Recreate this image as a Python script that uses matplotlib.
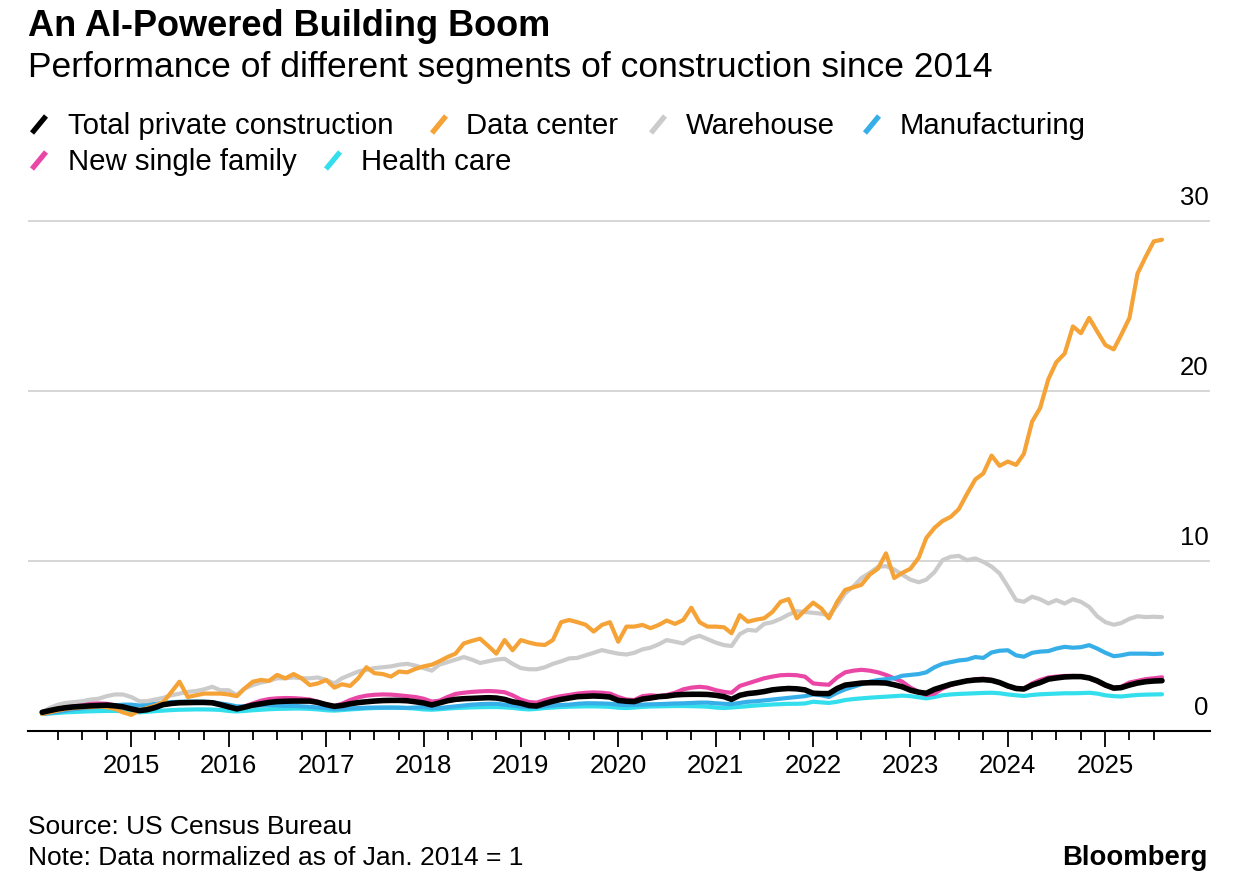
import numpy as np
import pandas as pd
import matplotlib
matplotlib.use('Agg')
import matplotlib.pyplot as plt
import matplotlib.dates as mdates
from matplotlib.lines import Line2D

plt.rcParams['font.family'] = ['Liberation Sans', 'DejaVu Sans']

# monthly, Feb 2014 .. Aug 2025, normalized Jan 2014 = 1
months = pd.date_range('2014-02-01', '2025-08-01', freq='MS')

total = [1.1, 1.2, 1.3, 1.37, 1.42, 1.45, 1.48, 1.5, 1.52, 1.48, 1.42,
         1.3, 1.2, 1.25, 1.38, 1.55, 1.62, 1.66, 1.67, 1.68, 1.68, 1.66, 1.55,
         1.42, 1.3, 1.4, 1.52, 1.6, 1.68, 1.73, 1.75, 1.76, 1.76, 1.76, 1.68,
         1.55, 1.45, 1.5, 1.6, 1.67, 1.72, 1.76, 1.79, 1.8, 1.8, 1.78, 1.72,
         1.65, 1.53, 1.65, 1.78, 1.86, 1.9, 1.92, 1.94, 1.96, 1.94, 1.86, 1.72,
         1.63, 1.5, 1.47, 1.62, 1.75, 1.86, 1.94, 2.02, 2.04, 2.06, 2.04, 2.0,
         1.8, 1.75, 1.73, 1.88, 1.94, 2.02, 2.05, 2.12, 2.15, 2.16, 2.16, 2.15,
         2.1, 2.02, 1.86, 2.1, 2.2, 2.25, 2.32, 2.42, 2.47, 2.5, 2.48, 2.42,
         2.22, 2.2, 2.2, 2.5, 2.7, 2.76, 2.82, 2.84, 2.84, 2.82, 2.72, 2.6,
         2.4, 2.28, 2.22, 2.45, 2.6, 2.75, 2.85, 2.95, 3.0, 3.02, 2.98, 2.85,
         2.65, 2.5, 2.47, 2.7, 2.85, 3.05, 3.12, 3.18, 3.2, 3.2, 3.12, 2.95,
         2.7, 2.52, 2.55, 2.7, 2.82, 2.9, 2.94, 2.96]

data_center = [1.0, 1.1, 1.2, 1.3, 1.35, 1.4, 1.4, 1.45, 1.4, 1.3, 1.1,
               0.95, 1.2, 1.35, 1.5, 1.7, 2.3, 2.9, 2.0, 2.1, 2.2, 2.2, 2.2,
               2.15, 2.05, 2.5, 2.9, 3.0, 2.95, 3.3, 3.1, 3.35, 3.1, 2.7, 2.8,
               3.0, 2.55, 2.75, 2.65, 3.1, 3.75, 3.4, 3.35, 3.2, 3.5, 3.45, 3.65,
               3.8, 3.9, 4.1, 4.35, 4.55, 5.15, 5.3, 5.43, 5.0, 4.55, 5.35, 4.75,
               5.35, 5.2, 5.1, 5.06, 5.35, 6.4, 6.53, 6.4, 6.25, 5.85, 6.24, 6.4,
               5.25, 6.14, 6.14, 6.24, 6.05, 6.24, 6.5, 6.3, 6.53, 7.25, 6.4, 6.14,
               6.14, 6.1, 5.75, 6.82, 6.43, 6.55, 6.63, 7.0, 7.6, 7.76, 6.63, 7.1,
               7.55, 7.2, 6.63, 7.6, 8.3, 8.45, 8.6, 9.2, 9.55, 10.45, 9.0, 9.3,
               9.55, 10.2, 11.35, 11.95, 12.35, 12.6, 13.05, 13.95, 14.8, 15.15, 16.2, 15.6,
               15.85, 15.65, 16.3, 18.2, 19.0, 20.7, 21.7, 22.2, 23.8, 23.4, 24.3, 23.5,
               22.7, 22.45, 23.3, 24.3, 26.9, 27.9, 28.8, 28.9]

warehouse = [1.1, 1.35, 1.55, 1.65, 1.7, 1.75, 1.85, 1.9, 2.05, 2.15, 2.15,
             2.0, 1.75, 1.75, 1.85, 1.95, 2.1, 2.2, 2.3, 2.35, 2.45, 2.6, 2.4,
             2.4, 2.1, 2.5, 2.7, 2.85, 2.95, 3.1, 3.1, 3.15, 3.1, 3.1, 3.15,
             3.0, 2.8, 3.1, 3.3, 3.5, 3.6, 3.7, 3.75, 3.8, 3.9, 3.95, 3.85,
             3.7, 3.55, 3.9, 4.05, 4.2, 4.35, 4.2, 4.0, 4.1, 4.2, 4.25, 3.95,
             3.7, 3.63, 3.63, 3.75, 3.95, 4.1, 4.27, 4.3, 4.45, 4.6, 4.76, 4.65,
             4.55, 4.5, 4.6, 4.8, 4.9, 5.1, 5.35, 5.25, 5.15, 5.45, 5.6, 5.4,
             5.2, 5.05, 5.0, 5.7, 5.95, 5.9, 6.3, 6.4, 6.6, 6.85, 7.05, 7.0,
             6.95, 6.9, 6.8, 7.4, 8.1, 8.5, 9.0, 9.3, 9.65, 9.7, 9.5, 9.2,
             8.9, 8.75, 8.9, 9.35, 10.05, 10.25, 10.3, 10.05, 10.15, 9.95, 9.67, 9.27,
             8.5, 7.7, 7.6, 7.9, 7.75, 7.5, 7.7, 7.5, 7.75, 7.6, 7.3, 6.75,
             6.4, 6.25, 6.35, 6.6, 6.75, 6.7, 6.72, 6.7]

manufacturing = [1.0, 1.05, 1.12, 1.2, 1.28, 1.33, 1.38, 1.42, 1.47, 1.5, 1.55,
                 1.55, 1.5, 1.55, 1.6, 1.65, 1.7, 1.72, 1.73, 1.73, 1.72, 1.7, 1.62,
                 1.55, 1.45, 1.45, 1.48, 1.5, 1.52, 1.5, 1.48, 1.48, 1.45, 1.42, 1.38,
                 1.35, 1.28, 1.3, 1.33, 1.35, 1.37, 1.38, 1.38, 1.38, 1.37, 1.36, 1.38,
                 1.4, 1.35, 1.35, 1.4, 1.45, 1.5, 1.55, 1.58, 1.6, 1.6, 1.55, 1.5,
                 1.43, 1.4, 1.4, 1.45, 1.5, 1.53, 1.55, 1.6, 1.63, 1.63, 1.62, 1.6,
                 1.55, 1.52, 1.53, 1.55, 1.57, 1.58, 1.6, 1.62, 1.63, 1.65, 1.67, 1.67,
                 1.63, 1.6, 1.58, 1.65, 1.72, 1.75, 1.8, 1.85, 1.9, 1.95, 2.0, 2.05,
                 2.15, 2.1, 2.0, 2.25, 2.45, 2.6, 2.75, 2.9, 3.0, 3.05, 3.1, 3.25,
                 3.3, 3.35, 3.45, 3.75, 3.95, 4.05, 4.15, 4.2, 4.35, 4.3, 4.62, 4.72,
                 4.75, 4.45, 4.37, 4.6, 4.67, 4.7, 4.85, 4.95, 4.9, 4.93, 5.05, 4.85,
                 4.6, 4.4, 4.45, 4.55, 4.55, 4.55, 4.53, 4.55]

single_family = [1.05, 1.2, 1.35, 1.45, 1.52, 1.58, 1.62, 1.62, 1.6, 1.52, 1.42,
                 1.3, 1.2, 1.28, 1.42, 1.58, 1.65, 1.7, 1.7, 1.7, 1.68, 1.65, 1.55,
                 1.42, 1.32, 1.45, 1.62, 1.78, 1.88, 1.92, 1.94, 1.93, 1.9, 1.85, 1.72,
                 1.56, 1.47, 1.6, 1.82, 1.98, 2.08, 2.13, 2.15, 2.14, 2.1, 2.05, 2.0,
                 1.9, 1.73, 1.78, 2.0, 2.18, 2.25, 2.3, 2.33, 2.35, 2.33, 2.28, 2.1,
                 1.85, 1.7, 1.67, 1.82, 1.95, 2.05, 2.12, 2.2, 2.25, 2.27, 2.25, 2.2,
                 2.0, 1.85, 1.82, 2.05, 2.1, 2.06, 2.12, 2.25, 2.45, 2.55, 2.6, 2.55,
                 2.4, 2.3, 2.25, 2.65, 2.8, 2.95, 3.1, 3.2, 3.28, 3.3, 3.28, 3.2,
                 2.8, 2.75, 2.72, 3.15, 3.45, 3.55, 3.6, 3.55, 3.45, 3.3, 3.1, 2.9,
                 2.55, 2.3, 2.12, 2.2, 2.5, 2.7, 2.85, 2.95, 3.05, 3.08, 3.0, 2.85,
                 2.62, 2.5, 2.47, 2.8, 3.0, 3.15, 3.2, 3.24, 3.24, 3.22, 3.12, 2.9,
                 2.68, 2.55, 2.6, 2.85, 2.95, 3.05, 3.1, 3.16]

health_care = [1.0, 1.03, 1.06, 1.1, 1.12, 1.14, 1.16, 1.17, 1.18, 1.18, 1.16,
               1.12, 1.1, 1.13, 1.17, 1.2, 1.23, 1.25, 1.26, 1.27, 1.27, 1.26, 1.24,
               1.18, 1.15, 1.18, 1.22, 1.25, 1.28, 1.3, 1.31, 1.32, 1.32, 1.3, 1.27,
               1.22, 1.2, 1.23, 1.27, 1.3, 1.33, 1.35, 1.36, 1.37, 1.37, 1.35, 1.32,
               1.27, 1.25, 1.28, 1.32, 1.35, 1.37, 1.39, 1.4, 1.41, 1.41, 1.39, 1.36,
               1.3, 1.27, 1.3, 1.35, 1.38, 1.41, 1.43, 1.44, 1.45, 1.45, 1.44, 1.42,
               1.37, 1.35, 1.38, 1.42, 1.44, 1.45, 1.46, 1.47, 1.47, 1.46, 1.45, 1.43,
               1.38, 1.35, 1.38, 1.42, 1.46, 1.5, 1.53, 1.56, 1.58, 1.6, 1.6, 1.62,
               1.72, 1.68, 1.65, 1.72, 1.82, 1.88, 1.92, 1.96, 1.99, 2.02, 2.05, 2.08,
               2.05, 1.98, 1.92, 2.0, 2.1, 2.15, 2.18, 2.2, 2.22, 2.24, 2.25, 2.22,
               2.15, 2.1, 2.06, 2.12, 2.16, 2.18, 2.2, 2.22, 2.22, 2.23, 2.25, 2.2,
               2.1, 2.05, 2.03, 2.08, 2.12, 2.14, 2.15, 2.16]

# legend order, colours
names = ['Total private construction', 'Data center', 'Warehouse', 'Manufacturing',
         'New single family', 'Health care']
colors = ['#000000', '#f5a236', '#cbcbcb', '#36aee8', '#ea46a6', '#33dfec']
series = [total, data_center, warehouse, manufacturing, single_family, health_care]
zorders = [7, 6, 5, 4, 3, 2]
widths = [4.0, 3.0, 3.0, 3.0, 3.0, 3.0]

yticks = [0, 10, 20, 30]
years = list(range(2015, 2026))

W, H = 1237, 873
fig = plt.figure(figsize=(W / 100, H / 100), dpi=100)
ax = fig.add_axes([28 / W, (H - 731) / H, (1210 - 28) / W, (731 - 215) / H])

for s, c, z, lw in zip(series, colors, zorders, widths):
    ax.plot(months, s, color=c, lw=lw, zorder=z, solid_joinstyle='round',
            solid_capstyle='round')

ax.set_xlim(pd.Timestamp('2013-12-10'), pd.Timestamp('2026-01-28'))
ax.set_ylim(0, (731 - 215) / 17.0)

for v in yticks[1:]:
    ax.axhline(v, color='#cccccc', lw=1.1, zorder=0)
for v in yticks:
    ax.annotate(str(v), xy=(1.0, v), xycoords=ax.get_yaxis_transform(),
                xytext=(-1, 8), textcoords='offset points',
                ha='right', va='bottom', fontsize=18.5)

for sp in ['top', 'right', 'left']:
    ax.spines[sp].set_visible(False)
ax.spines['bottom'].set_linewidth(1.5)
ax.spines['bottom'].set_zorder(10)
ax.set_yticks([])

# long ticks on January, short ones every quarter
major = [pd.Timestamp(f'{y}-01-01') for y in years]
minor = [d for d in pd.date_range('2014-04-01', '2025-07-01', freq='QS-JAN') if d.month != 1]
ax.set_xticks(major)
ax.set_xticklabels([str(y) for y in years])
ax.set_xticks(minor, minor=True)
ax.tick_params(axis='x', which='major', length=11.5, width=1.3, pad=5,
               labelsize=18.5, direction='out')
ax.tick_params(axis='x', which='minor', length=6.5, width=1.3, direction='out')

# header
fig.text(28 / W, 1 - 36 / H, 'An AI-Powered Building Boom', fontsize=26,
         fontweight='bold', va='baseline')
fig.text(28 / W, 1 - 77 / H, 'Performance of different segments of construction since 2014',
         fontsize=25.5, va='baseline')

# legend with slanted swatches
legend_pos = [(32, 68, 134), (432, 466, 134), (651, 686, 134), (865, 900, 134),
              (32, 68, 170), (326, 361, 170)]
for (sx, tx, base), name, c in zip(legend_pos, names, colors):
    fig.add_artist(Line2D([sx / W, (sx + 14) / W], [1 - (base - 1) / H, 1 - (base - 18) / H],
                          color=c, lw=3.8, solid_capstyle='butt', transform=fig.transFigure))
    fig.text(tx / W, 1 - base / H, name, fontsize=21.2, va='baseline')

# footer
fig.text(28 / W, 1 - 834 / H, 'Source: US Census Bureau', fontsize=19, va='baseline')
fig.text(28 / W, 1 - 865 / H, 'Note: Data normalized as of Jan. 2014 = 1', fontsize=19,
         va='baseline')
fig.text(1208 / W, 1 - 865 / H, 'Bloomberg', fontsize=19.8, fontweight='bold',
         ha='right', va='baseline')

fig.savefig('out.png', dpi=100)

__Work required__
Only the lines from the start of the material through the line containing "months = pd.date_range('2014-02-01', '2025-08-01', freq='MS')" should be transcribed. Pictures stay out.

__Task output__
Recreate this image as a Python script that uses matplotlib.
import numpy as np
import pandas as pd
import matplotlib
matplotlib.use('Agg')
import matplotlib.pyplot as plt
import matplotlib.dates as mdates
from matplotlib.lines import Line2D

plt.rcParams['font.family'] = ['Liberation Sans', 'DejaVu Sans']

# monthly, Feb 2014 .. Aug 2025, normalized Jan 2014 = 1
months = pd.date_range('2014-02-01', '2025-08-01', freq='MS')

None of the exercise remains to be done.